In this class, Introduction to Designing Data Lakes on AWS, we will help you understand how to create and operate a data lake in a secure and scalable way, without previous knowledge of data science! Starting with the "WHY" you may want a data lake, we will look at the Data-Lake value proposition, characteristics and components.
Designing a data lake is challenging because of the scale and growth of data. Developers need to understand best practices to avoid common mistakes that could be hard to rectify. In this course we will cover the foundations of what a Data Lake is, how to ingest and organize data into the Data Lake, and dive into the data processing that can be done to optimize performance and costs when consuming the data at scale.
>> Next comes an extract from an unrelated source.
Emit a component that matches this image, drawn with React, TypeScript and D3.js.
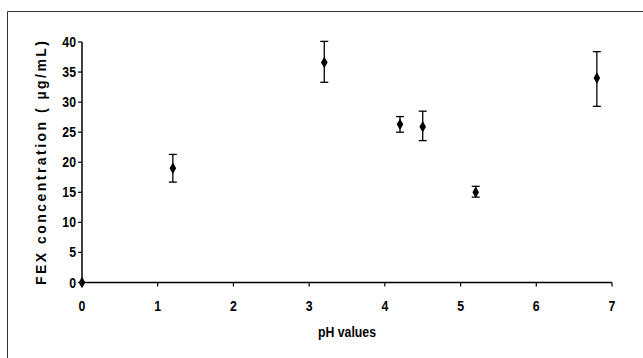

This course is for professionals (Architects, System Administrators and DevOps) who need to design and build an architecture for secure and scalable Data Lake components. Students will learn about the use cases for a Data Lake and, contrast that with a traditional infrastructure of servers and storage.
Welcome to the course! In Week 1, you'll discover why you may want a Data Lake, its characteristics and components, and how it compares to other data data scenarios, such as databases and data warehouses.
in Week 2, you'll build on your knowledge of what data lakes are and why they may be a solution for your needs. You'll explore AWS services that can be used in data lake architectures, like Amazon S3, AWS Glue, Amazon Athena, Amazon Elasticsearch Service, LakeFormation, Amazon Rekognition, API Gateway and other services used for data movement, processing and visualization.
In Week 3, you'll explore specifics of data cataloging and ingestion, and learn about services like AWS Transfer Family, Amazon Kinesis Data Streams, Kinesis Firehose, Kinesis Analytics, AWS Snow Family, AWS Glue Crawlers, and others. You'll also discover when is the right time to process data--before, after, or while data is being ingested. Given scenarios, you'll be able to easily identify when to process data and match the most appropriate AWS services to each scenario.
In Week 4, you are going to dive deeper into data optimization and data processing. Demos around best practices will show you how to optimize your dataset for performance and cost--just by using the right tool for the job! You will also discover data security, data visualization tools, and AWS datasets you can use to experiment and get started.